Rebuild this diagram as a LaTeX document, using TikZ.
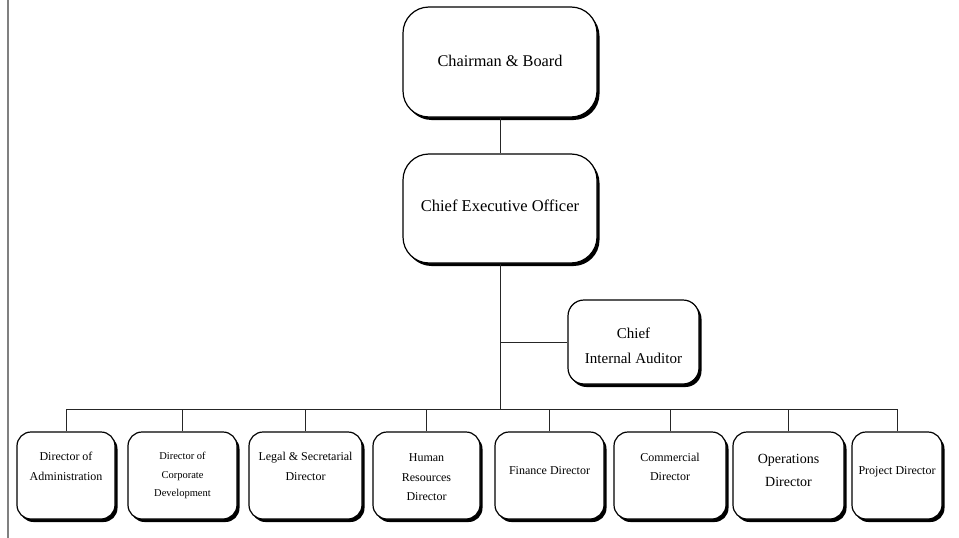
\documentclass[tikz,border=0pt]{standalone}
\usepackage{fontspec}
\setmainfont{Liberation Serif}
\usetikzlibrary{shadows}

\begin{document}
\begin{tikzpicture}[x=1pt, y=-1pt,
	box/.style={draw=black, line width=1.2pt, rounded corners=#1, fill=white, align=center, inner sep=0pt,
		drop shadow={shadow xshift=2.5pt, shadow yshift=-3pt, fill=black, opacity=1}},
	box/.default=14pt,
	dirbox/.style={box, minimum height=87pt, font=\fontsize{#1}{19.5}\selectfont},
	dirbox/.default=12,
	link/.style={draw=black!85, line width=0.8pt}]
	\useasboundingbox (0,0) rectangle (959,538);
	\draw[gray, line width=1.2pt] (8,0) -- (8,538);

	% top of the chart
	\node[box=26pt, minimum width=194pt, minimum height=110pt, font=\fontsize{16.3}{20}\selectfont, text depth=1.7pt] (chair) at (500,62) {Chairman \& Board};
	\node[box=26pt, minimum width=194pt, minimum height=109pt, font=\fontsize{16.5}{20}\selectfont, text depth=5pt] (ceo) at (500,208.5) {Chief Executive Officer};
	\node[box=16pt, minimum width=131pt, minimum height=84pt, font=\fontsize{15}{25}\selectfont, text height=42pt, text depth=0pt] (audit) at (633.5,342) {Chief\\Internal Auditor};

	% directors
	\node[dirbox, minimum width=98pt, text depth=18.7pt] (admin) at (66,475.5) {Director of\\Administration};
	\node[dirbox, minimum width=109pt, font=\fontsize{10.5}{18.7}\selectfont] (corpdev) at (182.5,475.5) {Director of\\Corporate\\Development};
	\node[dirbox, minimum width=113pt, text depth=18.7pt] (legal) at (305.5,475.5) {Legal \& Secretarial\\Director};
	\node[dirbox, minimum width=107pt, text height=50pt, text depth=0pt] (hr) at (426.5,475.5) {Human\\Resources\\Director};
	\node[dirbox, minimum width=109pt, text depth=9pt] (finance) at (549.5,475.5) {Finance Director};
	\node[dirbox, minimum width=112pt, text depth=17.3pt] (commercial) at (670,475.5) {Commercial\\Director};
	\node[dirbox, minimum width=111pt, font=\fontsize{14}{23.4}\selectfont, text depth=10.6pt] (ops) at (788.5,475.5) {Operations\\Director};
	\node[dirbox, minimum width=90pt, text depth=9pt] (project) at (897,475.5) {Project Director};

	% connectors
	\coordinate (bus) at (500,409);
	\draw[link] (chair.south) -- (ceo.north);
	\draw[link] (ceo.south) -- (bus);
	\draw[link] (ceo.south |- audit.west) -- (audit.west);
	\draw[link] (admin.north |- bus) -- (project.north |- bus);
	\draw[link] (admin.north |- bus) -- (admin.north);
	\draw[link] (corpdev.north |- bus) -- (corpdev.north);
	\draw[link] (legal.north |- bus) -- (legal.north);
	\draw[link] (hr.north |- bus) -- (hr.north);
	\draw[link] (finance.north |- bus) -- (finance.north);
	\draw[link] (commercial.north |- bus) -- (commercial.north);
	\draw[link] (ops.north |- bus) -- (ops.north);
	\draw[link] (project.north |- bus) -- (project.north);
\end{tikzpicture}
\end{document}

**To do:** Omit every picture, then repeat the remaining data exactly as it appears above.

**Response:**
Rebuild this diagram as a LaTeX document, using TikZ.
\documentclass[tikz,border=0pt]{standalone}
\usepackage{fontspec}
\setmainfont{Liberation Serif}
\usetikzlibrary{shadows}

\begin{document}
\begin{tikzpicture}[x=1pt, y=-1pt,
	box/.style={draw=black, line width=1.2pt, rounded corners=#1, fill=white, align=center, inner sep=0pt,
		drop shadow={shadow xshift=2.5pt, shadow yshift=-3pt, fill=black, opacity=1}},
	box/.default=14pt,
	dirbox/.style={box, minimum height=87pt, font=\fontsize{#1}{19.5}\selectfont},
	dirbox/.default=12,
	link/.style={draw=black!85, line width=0.8pt}]
	\useasboundingbox (0,0) rectangle (959,538);
	\draw[gray, line width=1.2pt] (8,0) -- (8,538);

	% top of the chart
	\node[box=26pt, minimum width=194pt, minimum height=110pt, font=\fontsize{16.3}{20}\selectfont, text depth=1.7pt] (chair) at (500,62) {Chairman \& Board};
	\node[box=26pt, minimum width=194pt, minimum height=109pt, font=\fontsize{16.5}{20}\selectfont, text depth=5pt] (ceo) at (500,208.5) {Chief Executive Officer};
	\node[box=16pt, minimum width=131pt, minimum height=84pt, font=\fontsize{15}{25}\selectfont, text height=42pt, text depth=0pt] (audit) at (633.5,342) {Chief\\Internal Auditor};

	% directors
	\node[dirbox, minimum width=98pt, text depth=18.7pt] (admin) at (66,475.5) {Director of\\Administration};
	\node[dirbox, minimum width=109pt, font=\fontsize{10.5}{18.7}\selectfont] (corpdev) at (182.5,475.5) {Director of\\Corporate\\Development};
	\node[dirbox, minimum width=113pt, text depth=18.7pt] (legal) at (305.5,475.5) {Legal \& Secretarial\\Director};
	\node[dirbox, minimum width=107pt, text height=50pt, text depth=0pt] (hr) at (426.5,475.5) {Human\\Resources\\Director};
	\node[dirbox, minimum width=109pt, text depth=9pt] (finance) at (549.5,475.5) {Finance Director};
	\node[dirbox, minimum width=112pt, text depth=17.3pt] (commercial) at (670,475.5) {Commercial\\Director};
	\node[dirbox, minimum width=111pt, font=\fontsize{14}{23.4}\selectfont, text depth=10.6pt] (ops) at (788.5,475.5) {Operations\\Director};
	\node[dirbox, minimum width=90pt, text depth=9pt] (project) at (897,475.5) {Project Director};

	% connectors
	\coordinate (bus) at (500,409);
	\draw[link] (chair.south) -- (ceo.north);
	\draw[link] (ceo.south) -- (bus);
	\draw[link] (ceo.south |- audit.west) -- (audit.west);
	\draw[link] (admin.north |- bus) -- (project.north |- bus);
	\draw[link] (admin.north |- bus) -- (admin.north);
	\draw[link] (corpdev.north |- bus) -- (corpdev.north);
	\draw[link] (legal.north |- bus) -- (legal.north);
	\draw[link] (hr.north |- bus) -- (hr.north);
	\draw[link] (finance.north |- bus) -- (finance.north);
	\draw[link] (commercial.north |- bus) -- (commercial.north);
	\draw[link] (ops.north |- bus) -- (ops.north);
	\draw[link] (project.north |- bus) -- (project.north);
\end{tikzpicture}
\end{document}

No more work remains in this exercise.